| EXERCISE INSTRUCTIONS |
Copy each line of the records that holds the string "matplotlib".
+++ EXERCISE DATA
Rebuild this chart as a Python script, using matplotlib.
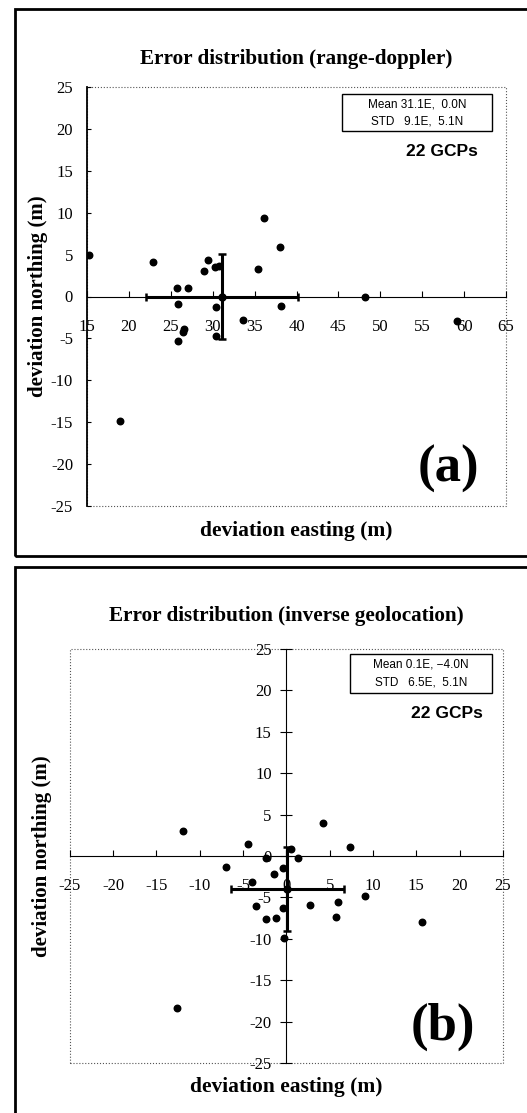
import numpy as np
import matplotlib
matplotlib.use("Agg")
import matplotlib.pyplot as plt
from matplotlib.patches import Rectangle

plt.rcParams['font.family'] = ['Liberation Serif', 'DejaVu Serif']
plt.rcParams['axes.unicode_minus'] = False

# (a) range-doppler
rd_east = [15.2, 22.9, 29.4, 29.0, 30.3, 30.7, 35.4, 36.1, 38.0, 25.7, 27.05,
           25.8, 30.4, 33.6, 26.6, 26.5, 25.8, 30.4, 38.1, 48.2, 59.2, 18.9]
rd_north = [5.0, 4.1, 4.4, 3.1, 3.5, 3.6, 3.3, 9.35, 5.9, 0.96, 0.96,
            -0.92, -1.28, -2.8, -3.9, -4.2, -5.3, -4.7, -1.1, 0.0, -2.9, -14.9]
rd_mean = (31.1, 0.0)
rd_std = (9.1, 5.1)

# (b) inverse geolocation
ig_east = [-4.45, -2.3, 0.5, 1.3, 4.2, 7.4, -0.4, -1.4, -4.0, -3.5, -2.3,
           -1.2, -0.35, 2.7, 6.0, 5.7, 9.1, -11.9, -6.9, -0.27, 15.6, -12.6]
ig_north = [1.45, -0.3, 0.9, -0.2, 4.0, 1.05, -1.5, -2.2, -3.2, -6.0, -7.6,
            -7.5, -6.3, -5.9, -5.5, -7.4, -4.8, 3.0, -1.3, -9.9, -8.0, -18.3]
ig_mean = (0.1, -4.0)
ig_std = (6.5, 5.1)

fig = plt.figure(figsize=(5.27, 11.13), dpi=100)

# outer frames of the two panels (figure pixel coords -> fraction)
W, H = 527, 1113
for (x0, y0, x1, y1) in [(15, 9, 532, 556), (15, 567, 532, 1125)]:
    fig.patches.append(Rectangle((x0 / W, 1 - y1 / H), (x1 - x0) / W, (y1 - y0) / H,
                                 transform=fig.transFigure, fill=False,
                                 ec='black', lw=2.0))


def panel(rect, east, north, mean, std, xlim, title, title_y, tag,
          legend_lines, ylab_x, xlab_y, box, yspine_zero):
    ax = fig.add_axes(rect)
    ax.set_xlim(*xlim)
    ax.set_ylim(-25, 25)
    ax.scatter(east, north, s=22, color='black', zorder=3)
    ax.errorbar(mean[0], mean[1], xerr=std[0], yerr=std[1], fmt='o', color='black',
                ms=5, elinewidth=2.2, capsize=3, capthick=1.8, zorder=4)

    ax.xaxis.set_ticks(np.arange(xlim[0], xlim[1] + 1, 5))
    ax.yaxis.set_ticks(np.arange(-25, 26, 5))

    for s in ['top', 'right']:
        ax.spines[s].set_visible(False)
    ax.spines['bottom'].set_position(('data', 0))
    ax.spines['bottom'].set_linewidth(0.8)
    if yspine_zero:
        ax.spines['left'].set_position(('data', 0))
        ax.spines['left'].set_linewidth(0.8)
        ax.tick_params(axis='y', direction='inout', length=8, pad=6.5, labelsize=12)
    else:
        ax.spines['left'].set_linewidth(1.3)
        ax.tick_params(axis='y', direction='in', length=3, pad=10, labelsize=12)
    ax.tick_params(axis='x', direction='in', length=4, pad=16, labelsize=12)

    # dotted plot-area border
    ax.add_patch(Rectangle((0, 0), 1, 1, transform=ax.transAxes, fill=False,
                           ec='#555555', lw=0.8, ls=':', clip_on=False, zorder=0))

    ax.set_xlabel('deviation easting (m)', fontsize=15.5, fontweight='bold', va='center')
    ax.xaxis.set_label_coords(0.5, xlab_y)
    ax.set_ylabel('deviation northing (m)', fontsize=15, fontweight='bold', va='center')
    ax.yaxis.set_label_coords(ylab_x, 0.5)

    fig.text(rect[0] + rect[2] / 2, title_y, title, fontsize=15.2,
             fontweight='bold', ha='center', va='center')

    bx0, by0, bx1, by1 = box
    ax.add_patch(Rectangle((bx0, by0), bx1 - bx0, by1 - by0, transform=ax.transAxes,
                           fill=False, ec='black', lw=1.0, clip_on=False, zorder=5))
    cx = (bx0 + bx1) / 2
    ax.text(cx, by0 + (by1 - by0) * 0.73, legend_lines[0], transform=ax.transAxes,
            ha='center', va='center', fontsize=8.5, family='Liberation Sans')
    ax.text(cx, by0 + (by1 - by0) * 0.27, legend_lines[1], transform=ax.transAxes,
            ha='center', va='center', fontsize=8.5, family='Liberation Sans')
    ax.text(cx + 0.06, by0 - 0.05, '22 GCPs', transform=ax.transAxes, ha='center',
            va='center', fontsize=12.5, fontweight='bold', family='Liberation Sans')
    ax.text(0.862, 0.088, tag, transform=ax.transAxes, ha='center', va='center',
            fontsize=38, fontweight='bold')
    return ax


panel([87 / W, 1 - 506 / H, 419 / W, 419 / H], rd_east, rd_north, rd_mean, rd_std,
      (15, 65), 'Error distribution (range-doppler)', 1 - 59 / H, '(a)',
      ['Mean 31.1E,  0.0N', 'STD   9.1E,  5.1N'], -0.118, -0.06,
      (0.609, 0.895, 0.967, 0.983), False)

panel([69.6 / W, 1 - 1063 / H, 433.4 / W, 414 / H], ig_east, ig_north, ig_mean, ig_std,
      (-25, 25), 'Error distribution (inverse geolocation)', 1 - 616 / H, '(b)',
      ['Mean 0.1E, \u22124.0N', 'STD   6.5E,  5.1N'], -0.064, -0.058,
      (0.647, 0.894, 0.975, 0.988), True)

plt.savefig('out.png', dpi=100)
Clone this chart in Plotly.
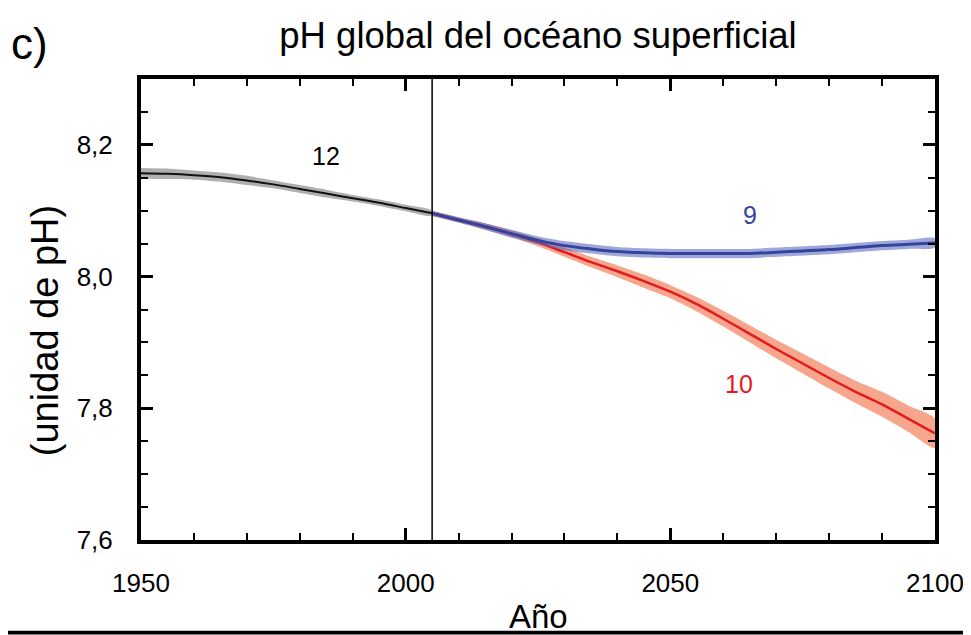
++++++
| OUTPUT BELOW |
Rebuild this chart as a Python script, using matplotlib.
import matplotlib
matplotlib.use("Agg")
import matplotlib.pyplot as plt
from matplotlib.patches import Rectangle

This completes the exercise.